The exercise ▸
Quote from the first line below through the line that contains "(unitnote) at (37,399)", both included, and leave the pictures out.

- - - -

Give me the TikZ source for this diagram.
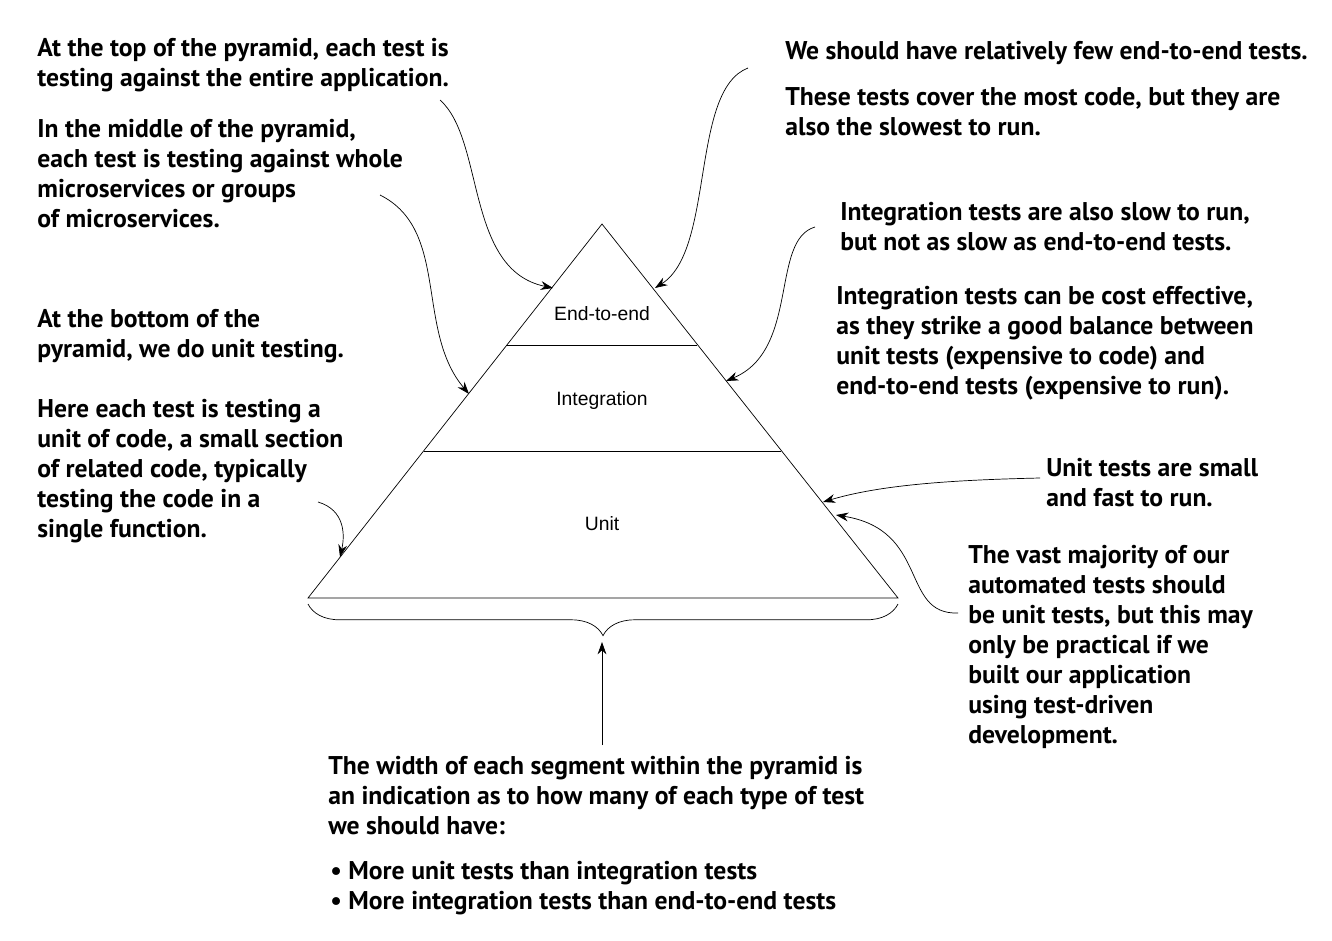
\documentclass[tikz,border=0pt]{standalone}
\usepackage{fontspec}
\setmainfont{PT Sans}
\newfontfamily\labelfont{Liberation Sans}
\usetikzlibrary{arrows.meta,decorations.pathreplacing}

\begin{document}
\begin{tikzpicture}[x=0.02cm, y=-0.02cm,
  note/.style = {anchor=north west, align=left, inner sep=0pt, font=\bfseries\fontsize{14.6}{17.07}\selectfont},
  layer/.style = {font=\labelfont\fontsize{11}{13}\selectfont},
  call/.style = {-{Stealth[length=7pt,width=5pt]}, thin}]

\useasboundingbox (0,0) rectangle (1332,940);

% Pyramid
\coordinate (apex) at (602,224);
\coordinate (bl) at (308,598);
\coordinate (br) at (898,598);
\draw (apex) -- (bl) -- (br) -- cycle;
\coordinate (e2eL) at (507,345);
\coordinate (e2eR) at (697,345);
\coordinate (intL) at (424,451);
\coordinate (intR) at (781,451);
\draw (e2eL) -- (e2eR);
\draw (intL) -- (intR);

\node[layer] (e2e) at (602,314) {End-to-end};
\node[layer] (int) at (602,400) {Integration};
\node[layer] (unit) at (602,524) {Unit};

% Brace
\draw[decorate, decoration={brace, mirror, amplitude=18pt}] (308,604) -- (898,604);
\coordinate (tip) at (602,642);

% Notes, left
\node[note] (topnote) at (37,38) {At the top of the pyramid, each test is\\testing against the entire application.};
\node[note] (midnote) at (37,119) {In the middle of the pyramid,\\each test is testing against whole\\microservices or groups\\of microservices.};
\node[note] (botnote) at (37,309) {At the bottom of the\\pyramid, we do unit testing.};
\node[note] (unitnote) at (37,399) {Here each test is testing a\\unit of code, a small section\\of related code, typically\\testing the code in a\\single function.};

% Notes, right
\node[note] (fewnote) at (785,41) {We should have relatively few end-to-end tests.};
\node[note] (slownote) at (785,87) {These tests cover the most code, but they are\\also the slowest to run.};
\node[note] (intslow) at (840,202) {Integration tests are also slow to run,\\but not as slow as end-to-end tests.};
\node[note] (intcost) at (836,286) {Integration tests can be cost effective,\\as they strike a good balance between\\unit tests (expensive to code) and\\end-to-end tests (expensive to run).};
\node[note] (smallnote) at (1046,458) {Unit tests are small\\and fast to run.};
\node[note] (majnote) at (968,545) {The vast majority of our\\automated tests should\\be unit tests, but this may\\only be practical if we\\built our application\\using test-driven\\development.};

% Note, bottom
\node[note] (widthnote) at (328,756) {The width of each segment within the pyramid is\\an indication as to how many of each type of test\\we should have:};
\node[note] (bullets) at (330,861) {\textbullet\ More unit tests than integration tests\\\textbullet\ More integration tests than end-to-end tests};

% Arrows
\coordinate (a1) at (440,100);  \coordinate (t1) at (553,288);
\coordinate (a2) at (380,195);  \coordinate (t2) at (469,394);
\coordinate (a3) at (318,502);  \coordinate (t3) at (340,557);
\coordinate (a4) at (748,68);   \coordinate (t4) at (655,288);
\coordinate (a5) at (815,227);  \coordinate (t5) at (726,381);
\coordinate (a6) at (1040,478); \coordinate (t6) at (823,502);
\coordinate (a7) at (958,613);  \coordinate (t7) at (836,515);
\coordinate (a8) at (602,745);

\draw[call] (a1) .. controls (485,140) and (465,270) .. (t1);
\draw[call] (a2) .. controls (450,230) and (415,330) .. (t2);
\draw[call] (a3) .. controls (345,510) and (345,535) .. (t3);
\draw[call] (a4) .. controls (690,90) and (715,250) .. (t4);
\draw[call] (a5) .. controls (770,240) and (800,350) .. (t5);
\draw[call] (a6) .. controls (950,480) and (880,485) .. (t6);
\draw[call] (a7) .. controls (900,615) and (930,530) .. (t7);
\draw[call] (a8) -- (tip);

\end{tikzpicture}
\end{document}
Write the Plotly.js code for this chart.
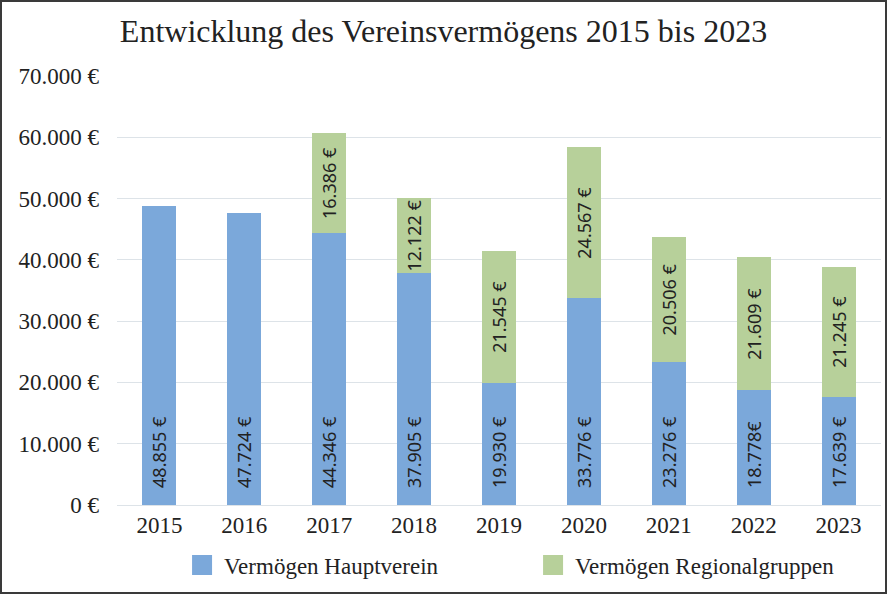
<!DOCTYPE html>
<html>
<head>
<meta charset="utf-8">
<script src="https://cdn.plot.ly/plotly-3.0.1.min.js"></script>
<style>
  body { margin: 0; padding: 0; background: #fff; }
  #wrap { position: relative; width: 887px; height: 595px; }
  #chart { width: 887px; height: 595px; }
  #frame { position: absolute; left: 0; top: 0; width: 887px; height: 594px; box-sizing: border-box;
           border: 2px solid #3a3a3a; pointer-events: none; }
  .legend .legendpoints path { d: path("M8,10H-12V-10H8Z"); }
  .legend { translate: 9px 0px; }
</style>
</head>
<body>
<div id="wrap">
  <div id="chart"></div>
  <div id="frame"></div>
</div>
<script>
const years = ['2015', '2016', '2017', '2018', '2019', '2020', '2021', '2022', '2023'];
const hauptverein = [48855, 47724, 44346, 37905, 19930, 33776, 23276, 18778, 17639];
const regionalgruppen = [null, null, 16386, 12122, 21545, 24567, 20506, 21609, 21245];
const hauptLabels = ['48.855 €', '47.724 €', '44.346 €', '37.905 €', '19.930 €', '33.776 €', '23.276 €', '18.778€', '17.639 €'];
const regioLabels = ['', '', '16.386 €', '12.122 €', '21.545 €', '24.567 €', '20.506 €', '21.609 €', '21.245 €'];
const yTickVals = [0, 10000, 20000, 30000, 40000, 50000, 60000, 70000];
const yTickText = ['0 €', '10.000 €', '20.000 €', '30.000 €', '40.000 €', '50.000 €', '60.000 €', '70.000 €'];
const seriesNames = ['Vermögen Hauptverein', 'Vermögen Regionalgruppen'];

const labelFont = { family: 'Noto Sans, DejaVu Sans, sans-serif', size: 18, color: '#222' };
const pad = '\u00a0\u00a0\u00a0';

const traces = [
  {
    type: 'bar', name: seriesNames[0], x: years, y: hauptverein,
    marker: { color: '#7BA8DA' },
    text: hauptLabels.map(t => pad + t), texttemplate: '%{text}', textposition: 'inside',
    insidetextanchor: 'start', textangle: -90, constraintext: 'none',
    insidetextfont: labelFont, hoverinfo: 'x+y'
  },
  {
    type: 'bar', name: seriesNames[1], x: years, y: regionalgruppen,
    marker: { color: '#B7D09A' },
    text: regioLabels, texttemplate: '%{text}', textposition: 'inside',
    insidetextanchor: 'middle', textangle: -90, constraintext: 'none',
    insidetextfont: labelFont, hoverinfo: 'x+y'
  }
];

const layout = {
  width: 887, height: 595,
  barmode: 'stack', bargap: 0.6,
  paper_bgcolor: '#fff', plot_bgcolor: '#fff',
  margin: { l: 117, r: 6, t: 76, b: 90 },
  font: { family: 'Liberation Serif, Times New Roman, serif', color: '#222' },
  title: {
    text: 'Entwicklung des Vereinsvermögens 2015 bis 2023',
    font: { family: 'Liberation Serif, Times New Roman, serif', size: 32, color: '#222' },
    x: 0.5, xanchor: 'center', y: 0.948, yanchor: 'middle'
  },
  xaxis: {
    type: 'category', showgrid: false, zeroline: false, showline: false,
    ticks: '', tickfont: { size: 23, color: '#222' }, ticklabelstandoff: 4
  },
  yaxis: {
    range: [0, 70000], tickvals: yTickVals, ticktext: yTickText,
    showgrid: true, gridcolor: '#DDE3E8', gridwidth: 1,
    zeroline: true, zerolinecolor: '#DDE3E8', zerolinewidth: 1,
    showline: false, ticks: '', ticklabelstandoff: 17,
    tickfont: { size: 23, color: '#222' }
  },
  showlegend: true,
  legend: {
    orientation: 'h', x: 0.076, xanchor: 'left', y: -0.14, yanchor: 'middle',
    entrywidth: 306, entrywidthmode: 'pixels', itemwidth: 30,
    font: { size: 23, color: '#222' }, traceorder: 'normal'
  },
  uniformtext: { mode: false }
};

Plotly.newPlot('chart', traces, layout, { displayModeBar: false, staticPlot: true });
</script>
</body>
</html>
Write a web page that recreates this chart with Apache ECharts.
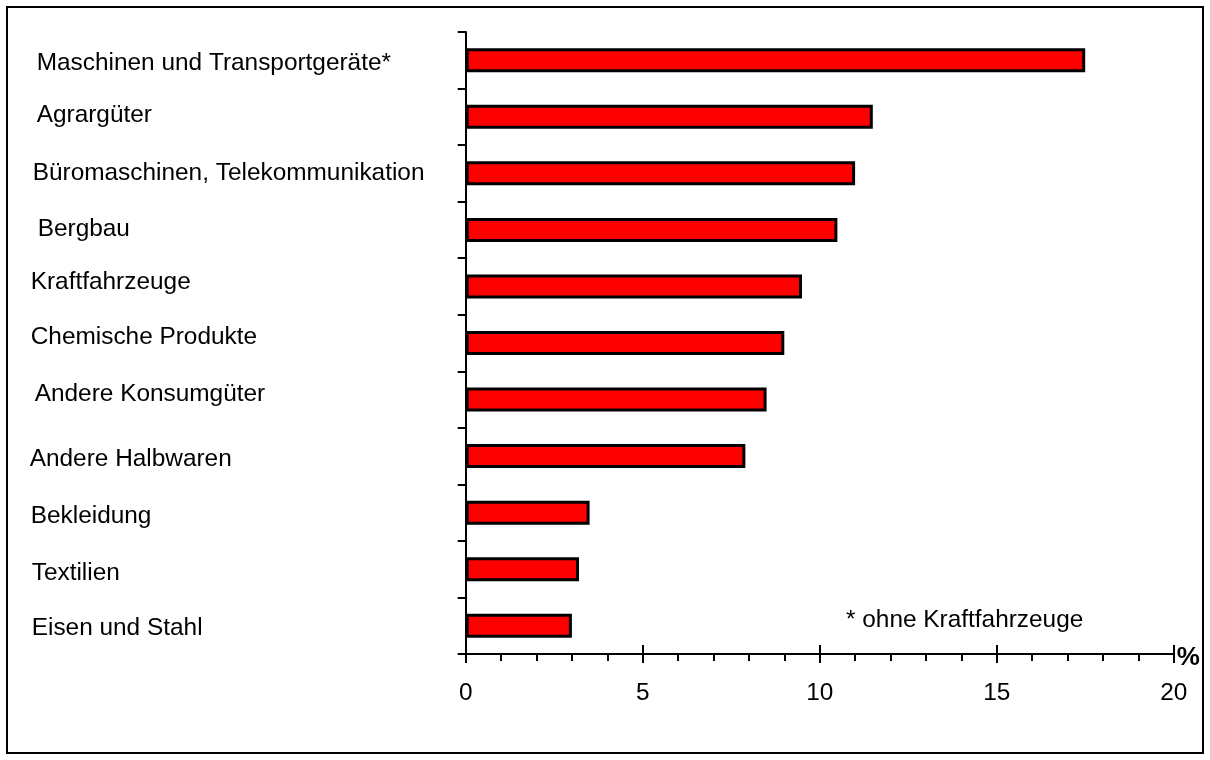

- - - -

Task solution ▸
Give me the TikZ source for this diagram.
\documentclass[tikz,border=0pt]{standalone}
\usepackage{fontspec}
\setmainfont{PT Sans}
\newfontfamily\labelfont{Liberation Sans}
\usetikzlibrary{arrows.meta,decorations.pathreplacing}

\begin{document}
\begin{tikzpicture}[x=0.02cm, y=-0.02cm,
  note/.style = {anchor=north west, align=left, inner sep=0pt, font=\bfseries\fontsize{14.6}{17.07}\selectfont},
  layer/.style = {font=\labelfont\fontsize{11}{13}\selectfont},
  call/.style = {-{Stealth[length=7pt,width=5pt]}, thin}]

\useasboundingbox (0,0) rectangle (1332,940);

% Pyramid
\coordinate (apex) at (602,224);
\coordinate (bl) at (308,598);
\coordinate (br) at (898,598);
\draw (apex) -- (bl) -- (br) -- cycle;
\coordinate (e2eL) at (507,345);
\coordinate (e2eR) at (697,345);
\coordinate (intL) at (424,451);
\coordinate (intR) at (781,451);
\draw (e2eL) -- (e2eR);
\draw (intL) -- (intR);

\node[layer] (e2e) at (602,314) {End-to-end};
\node[layer] (int) at (602,400) {Integration};
\node[layer] (unit) at (602,524) {Unit};

% Brace
\draw[decorate, decoration={brace, mirror, amplitude=18pt}] (308,604) -- (898,604);
\coordinate (tip) at (602,642);

% Notes, left
\node[note] (topnote) at (37,38) {At the top of the pyramid, each test is\\testing against the entire application.};
\node[note] (midnote) at (37,119) {In the middle of the pyramid,\\each test is testing against whole\\microservices or groups\\of microservices.};
\node[note] (botnote) at (37,309) {At the bottom of the\\pyramid, we do unit testing.};
\node[note] (unitnote) at (37,399) {Here each test is testing a\\unit of code, a small section\\of related code, typically\\testing the code in a\\single function.};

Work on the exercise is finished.